Insilico sequence-structure based analysis of bacterial chromate reductase to unravel enzymatic specificity towards chromium pollution

Abstract

Extensive use of chromium in industrial sectors leads to hazardous consequences of chromium pollution. The hexavalent chromium is much more damaging to biological systems than the trivalent and other forms. The best strategy for bioconversion of such toxic hexavalent chromium to less toxic trivalent chromium is the enzymatic breakdown using chromate reductase produced by several bacteria. The employment of in silico analysis aids in the quick detection of a protein's function and stability. Therefore, an insilico sequence and structure analysis of chromate reductase of the different bacterial groups has been performed. Amino acid variation reveals more charged polar residues in the extremophilic group than the mesophiles and is more hydrophilic. According to secondary structure data, beta-bulge formation was only observed in Thermus scotoductus. A higher abundance of network salt bridges and isolated aromatic-sulphur interactions were observed in extremophiles, indicating higher stability. Rhombus network salt bridge formation is a novel finding in thermophilic bacteria. Better isolated cation-pi interactions were observed in both thermophiles and halophiles. Molecular dynamics simulation studies through RMSD observed similar trajectories between thermophilic and psychrophilic proteins indicating a shared structural pattern. RMSF studies indicate the lowest fluctuations by thermophiles compared to other groups.
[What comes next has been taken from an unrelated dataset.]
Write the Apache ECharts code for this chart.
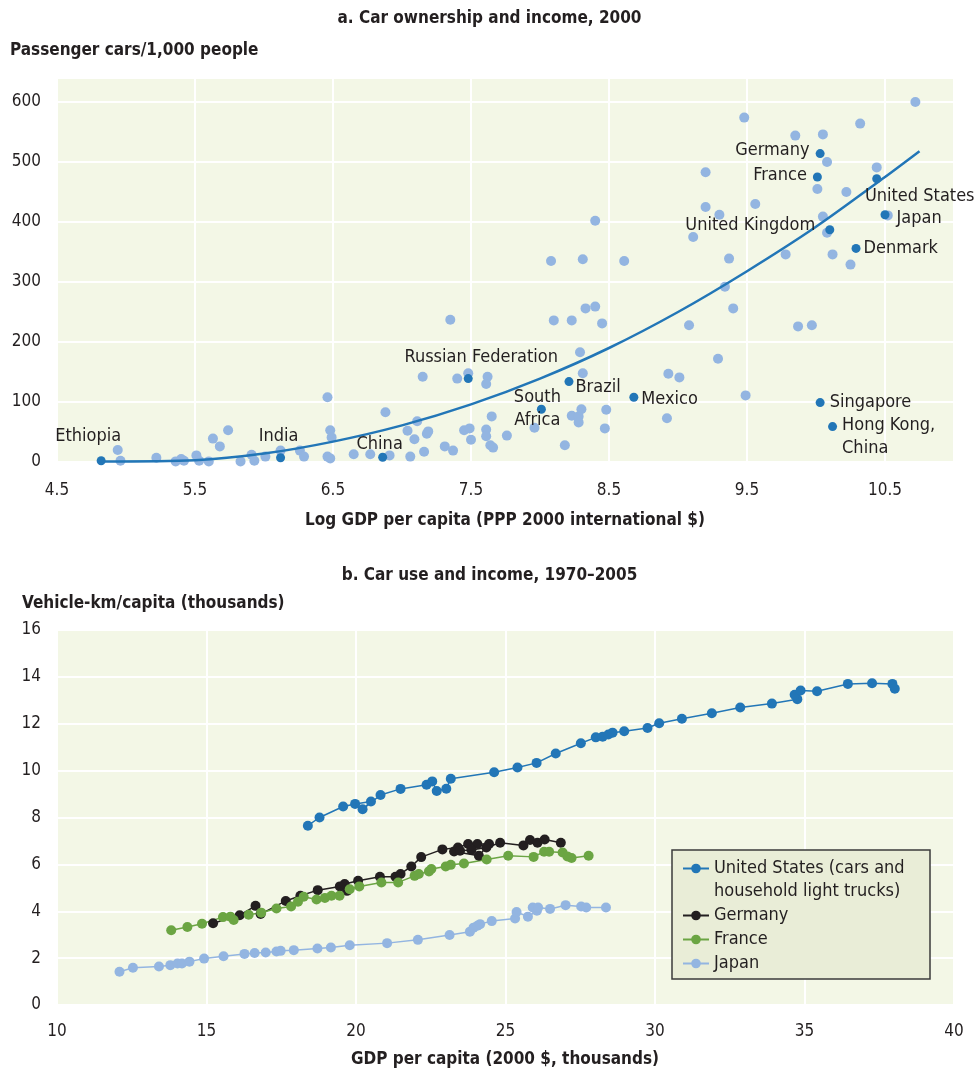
<!DOCTYPE html>
<html>
<head>
<meta charset="utf-8">
<title>Car ownership and car use vs income</title>
<script src="https://cdn.jsdelivr.net/npm/echarts@6/dist/echarts.min.js"></script>
<style>
  html, body { margin: 0; padding: 0; background: #fff; }
  #chart { width: 979px; height: 1072px; }
</style>
</head>
<body>
<div id="chart"></div>
<script>
// ---- panel a: car ownership and income, 2000 ----
// other countries (light dots): log GDP per capita, cars per 1,000 people
var otherGdp = [4.94, 4.96, 5.22, 5.36, 5.40, 5.42, 5.51, 5.53, 5.60, 5.63, 5.68, 5.74, 5.83, 5.91, 5.93,
  6.01, 6.12, 6.26, 6.29, 6.46, 6.48, 6.49, 6.46, 6.48, 6.65, 6.77, 6.91, 6.88, 7.04, 7.11, 7.09, 7.18,
  7.19, 7.06, 7.16, 7.31, 7.37, 7.15, 7.40, 7.35, 7.48, 7.62, 7.61, 7.45, 7.49, 7.50, 7.61, 7.61, 7.65,
  7.64, 7.66, 7.76, 7.96, 8.18, 8.08, 8.31, 8.40, 8.61, 8.10, 8.23, 8.33, 8.40, 8.45, 8.29, 8.31, 8.30,
  8.23, 8.28, 8.28, 8.48, 8.47, 8.93, 8.92, 9.01, 9.08, 9.29, 9.49, 9.34, 9.40, 9.37, 9.11, 9.20, 9.30,
  9.20, 9.48, 9.56, 9.78, 9.87, 9.97, 9.85, 10.05, 10.08, 10.01, 10.22, 10.05, 10.08, 10.12, 10.25,
  10.32, 10.44, 10.52, 10.72];
var otherCars = [20, 2, 7, 1, 5, 2, 11, 2, 1, 39, 26, 53, 1, 12, 2,
  9, 19, 19, 9, 108, 53, 41, 9, 6, 13, 13, 11, 83, 52, 68, 38, 47,
  51, 9, 17, 26, 19, 142, 139, 237, 148, 142, 130, 53, 56, 37, 54, 43, 76,
  28, 24, 44, 57, 28, 335, 338, 402, 335, 236, 236, 256, 259, 231, 183, 148, 88,
  77, 76, 66, 87, 56, 147, 73, 141, 228, 172, 111, 292, 256, 339, 375, 425, 412,
  483, 574, 430, 346, 226, 228, 544, 546, 500, 455, 450, 409, 382, 346, 329,
  564, 491, 411, 600];

// named countries (dark dots)
var namedCountries = ['Ethiopia', 'India', 'China', 'Russian Federation', 'South\nAfrica', 'Brazil', 'Mexico',
  'Germany', 'France', 'United States', 'Japan', 'United Kingdom', 'Denmark', 'Singapore', 'Hong Kong,\nChina'];
var namedGdp = [4.82, 6.12, 6.86, 7.48, 8.01, 8.21, 8.68, 10.03, 10.01, 10.44, 10.50, 10.10, 10.29, 10.03, 10.12];
var namedCars = [2, 7, 8, 139, 88, 134, 108, 514, 475, 472, 412, 387, 356, 99, 59];

// fitted curve
var trendGdp = [4.82, 5.5, 6.0, 6.5, 7.0, 7.5, 8.0, 8.5, 9.0, 9.5, 10.0, 10.5, 10.75];
var trendCars = [1, 3, 14, 34, 61, 96, 139, 190, 250, 318, 392, 475, 518];

// ---- panel b: car use and income, 1970-2005 ----
// GDP per capita (2000 $, thousands) and vehicle-km per capita (thousands)
var usGdp = [18.39, 18.78, 19.57, 19.97, 20.50, 20.22, 20.82, 21.49, 22.36, 22.55, 22.70, 23.02, 23.17, 24.62,
  25.40, 26.04, 26.68, 27.52, 28.02, 28.25, 28.44, 28.58, 28.97, 29.75, 30.14, 30.90, 31.90, 32.85, 33.91,
  34.76, 34.67, 34.87, 35.42, 36.45, 37.26, 37.94, 38.02];
var usVkm = [7.65, 8.00, 8.47, 8.58, 8.68, 8.35, 8.96, 9.22, 9.40, 9.54, 9.13, 9.23, 9.65, 9.93,
  10.13, 10.33, 10.73, 11.17, 11.42, 11.45, 11.54, 11.62, 11.68, 11.82, 12.02, 12.21, 12.45, 12.69, 12.86,
  13.05, 13.24, 13.42, 13.39, 13.70, 13.73, 13.70, 13.49];

var deGdp = [15.22, 16.11, 16.64, 16.81, 17.65, 18.14, 18.72, 19.46, 19.70, 19.62, 20.07, 20.80, 21.32, 21.49,
  21.85, 22.18, 22.89, 23.41, 23.75, 24.06, 24.45, 24.11, 23.28, 23.48, 23.86, 24.36, 24.82, 25.60, 25.82,
  26.07, 26.31, 26.85];
var deVkm = [3.49, 3.83, 4.23, 3.88, 4.44, 4.66, 4.90, 5.06, 4.87, 5.16, 5.30, 5.47, 5.47, 5.59,
  5.91, 6.31, 6.64, 6.72, 6.87, 6.87, 6.87, 6.37, 6.55, 6.58, 6.61, 6.72, 6.92, 6.81, 7.04,
  6.92, 7.06, 6.92];

var frGdp = [13.82, 14.36, 14.85, 15.55, 15.80, 15.91, 16.41, 16.83, 17.34, 17.83, 18.06, 18.25, 18.68, 18.96,
  19.18, 19.45, 19.79, 20.11, 20.85, 21.41, 21.96, 22.10, 22.44, 22.52, 23.00, 23.17, 23.61, 24.37, 25.09,
  25.94, 26.29, 26.46, 26.91, 27.07, 27.21, 27.78];
var frVkm = [3.19, 3.33, 3.47, 3.75, 3.77, 3.63, 3.85, 3.94, 4.12, 4.20, 4.41, 4.62, 4.50, 4.57,
  4.66, 4.66, 4.94, 5.06, 5.23, 5.23, 5.51, 5.59, 5.70, 5.80, 5.91, 5.98, 6.04, 6.21, 6.37,
  6.32, 6.54, 6.54, 6.51, 6.34, 6.27, 6.37];

var jpGdp = [12.09, 12.54, 13.41, 13.79, 14.03, 14.18, 14.43, 14.92, 15.57, 16.27, 16.61, 16.98, 17.34, 17.48,
  17.92, 18.71, 19.16, 19.79, 21.04, 22.07, 23.13, 23.81, 23.93, 24.06, 24.15, 24.54, 25.32, 25.37, 25.75,
  26.05, 25.91, 26.09, 26.49, 27.01, 27.53, 27.70, 28.36];
var jpVkm = [1.42, 1.59, 1.64, 1.70, 1.77, 1.77, 1.85, 1.98, 2.08, 2.18, 2.22, 2.24, 2.28, 2.31,
  2.34, 2.41, 2.45, 2.55, 2.64, 2.78, 2.99, 3.13, 3.30, 3.38, 3.45, 3.58, 3.69, 3.97, 3.77,
  4.02, 4.16, 4.16, 4.10, 4.26, 4.20, 4.16, 4.16];

var seriesNames = ['United States (cars and\nhousehold light trucks)', 'Germany', 'France', 'Japan'];

// ---- styling ----
var FONT = "'Liberation Sans Narrow', 'DejaVu Sans Condensed', 'Roboto', sans-serif";
var TEXT = '#231f20';
var BG = '#f3f7e6';
var DARK_BLUE = '#2276b7';
var LIGHT_BLUE = '#93b5e1';

function pairs(xs, ys) {
  var arr = [];
  for (var i = 0; i < xs.length; i++) {
    arr.push([xs[i], ys[i]]);
  }
  return arr;
}

// where each country name sits next to its dot
var labelPlace = {
  'Ethiopia': { position: 'top', offset: [-13, -3] },
  'India': { position: 'top', offset: [-2, 0] },
  'China': { position: 'top', offset: [-3, 8] },
  'Russian Federation': { position: 'top', offset: [13, 0] },
  'South\nAfrica': { position: 'inside', offset: [-4, 0] },
  'Brazil': { position: 'right', distance: 2, offset: [0, 6] },
  'Mexico': { position: 'right', distance: 3, offset: [0, 2] },
  'Germany': { position: 'left', distance: 6, offset: [0, -3] },
  'France': { position: 'left', distance: 6, offset: [0, -2] },
  'United States': { position: 'bottom', offset: [43, -3] },
  'Japan': { position: 'right', distance: 7, offset: [0, 4] },
  'United Kingdom': { position: 'left', distance: 10, offset: [0, -4] },
  'Denmark': { position: 'right', distance: 3, offset: [0, 0] },
  'Singapore': { position: 'right', distance: 5, offset: [0, 0] },
  'Hong Kong,\nChina': { position: 'right', distance: 5, offset: [0, 10], align: 'left' }
};

var namedData = [];
for (var i = 0; i < namedCountries.length; i++) {
  var p = labelPlace[namedCountries[i]];
  namedData.push({
    name: namedCountries[i],
    value: [namedGdp[i], namedCars[i]],
    label: {
      show: true,
      position: p.position,
      distance: p.distance === undefined ? 5 : p.distance,
      offset: p.offset,
      align: p.align
    }
  });
}

function valueAxis(grid, min, max, interval, hideValue, digits, margin) {
  return {
    type: 'value',
    gridIndex: grid,
    min: min,
    max: max,
    interval: interval,
    axisLine: { show: false },
    axisTick: { show: false },
    splitLine: { show: true, lineStyle: { color: '#ffffff', width: 2 } },
    axisLabel: {
      color: TEXT,
      fontFamily: FONT,
      fontSize: 17,
      margin: margin,
      formatter: function (v) {
        if (v === hideValue) return '';
        return digits ? v.toFixed(digits) : String(v);
      }
    }
  };
}

function titleText(text, pos) {
  var t = {
    text: text,
    textStyle: { fontFamily: FONT, fontSize: 17, fontWeight: 'bold', color: TEXT },
    padding: 0
  };
  for (var k in pos) t[k] = pos[k];
  return t;
}

var chart = echarts.init(document.getElementById('chart'), null, { renderer: 'canvas' });

var option = {
  backgroundColor: '#ffffff',
  animation: false,
  title: [
    titleText('a. Car ownership and income, 2000', { left: 'center', top: 10 }),
    titleText('Passenger cars/1,000 people', { left: 10, top: 42 }),
    titleText('Log GDP per capita (PPP 2000 international $)', { left: 505, top: 512, textAlign: 'center' }),
    titleText('b. Car use and income, 1970\u20132005', { left: 'center', top: 567 }),
    titleText('Vehicle-km/capita (thousands)', { left: 22, top: 595 }),
    titleText('GDP per capita (2000 $, thousands)', { left: 505, top: 1051, textAlign: 'center' })
  ],
  grid: [
    { left: 57, top: 78, width: 897, height: 384, show: true, backgroundColor: BG, borderWidth: 0 },
    { left: 57, top: 630, width: 897, height: 375, show: true, backgroundColor: BG, borderWidth: 0 }
  ],
  xAxis: [
    valueAxis(0, 4.5, 11, 1, 11, 1, 20),
    valueAxis(1, 10, 40, 5, null, 0, 18)
  ],
  yAxis: [
    valueAxis(0, 0, 640, 100, 640, 0, 16),
    valueAxis(1, 0, 16, 2, null, 0, 16)
  ],
  // box behind the legend
  graphic: [{
    type: 'rect',
    z: 10,
    shape: { x: 672, y: 850, width: 258, height: 129 },
    style: { fill: '#e9edd7', stroke: '#3b3b3b', lineWidth: 1.5 }
  }],
  legend: {
    data: seriesNames,
    orient: 'vertical',
    left: 682,
    top: 834,
    padding: 0,
    itemGap: 1,
    itemWidth: 26,
    itemHeight: 12,
    z: 11,
    // blank first line keeps the marker level with the first text line
    formatter: function (name) {
      return name === seriesNames[0] ? '\n' + name : name;
    },
    textStyle: { fontFamily: FONT, fontSize: 18, color: TEXT, lineHeight: 23 }
  },
  series: [
    {
      name: 'others',
      type: 'scatter',
      xAxisIndex: 0, yAxisIndex: 0,
      symbolSize: 10,
      itemStyle: { color: LIGHT_BLUE, opacity: 1 },
      data: pairs(otherGdp, otherCars),
      z: 2
    },
    {
      name: 'trend',
      type: 'line',
      xAxisIndex: 0, yAxisIndex: 0,
      smooth: 0.3,
      showSymbol: false,
      lineStyle: { color: DARK_BLUE, width: 2.5 },
      data: pairs(trendGdp, trendCars),
      z: 3
    },
    {
      name: 'named',
      type: 'scatter',
      xAxisIndex: 0, yAxisIndex: 0,
      symbolSize: 9,
      itemStyle: { color: DARK_BLUE, opacity: 1 },
      label: {
        formatter: '{b}',
        color: TEXT,
        fontFamily: FONT,
        fontSize: 18,
        lineHeight: 23
      },
      data: namedData,
      z: 4
    },
    {
      name: seriesNames[0], type: 'line', xAxisIndex: 1, yAxisIndex: 1,
      symbol: 'circle', symbolSize: 10, color: DARK_BLUE,
      lineStyle: { width: 1.5 }, data: pairs(usGdp, usVkm)
    },
    {
      name: seriesNames[1], type: 'line', xAxisIndex: 1, yAxisIndex: 1,
      symbol: 'circle', symbolSize: 10, color: TEXT,
      lineStyle: { width: 1.5 }, data: pairs(deGdp, deVkm)
    },
    {
      name: seriesNames[2], type: 'line', xAxisIndex: 1, yAxisIndex: 1,
      symbol: 'circle', symbolSize: 10, color: '#6ba543',
      lineStyle: { width: 1.5 }, data: pairs(frGdp, frVkm)
    },
    {
      name: seriesNames[3], type: 'line', xAxisIndex: 1, yAxisIndex: 1,
      symbol: 'circle', symbolSize: 10, color: LIGHT_BLUE,
      lineStyle: { width: 1.5 }, data: pairs(jpGdp, jpVkm)
    }
  ]
};

chart.setOption(option);
</script>
</body>
</html>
Rg values indicate that chromate reductase of Halomonas subglaciescola had the lowest plot indicating its most compactness. The chromate reductase from psychrophilic Psychrobacillus psychrotolerans displayed the lowest SASA, indicating the most stability. Hydrogen bond number was also higher in extremophiles. This is the first report on such comparative analysis of chromate reductase from extremophiles indicating that they are more preferred candidates in providing a more stable enzyme for better chromium remediation.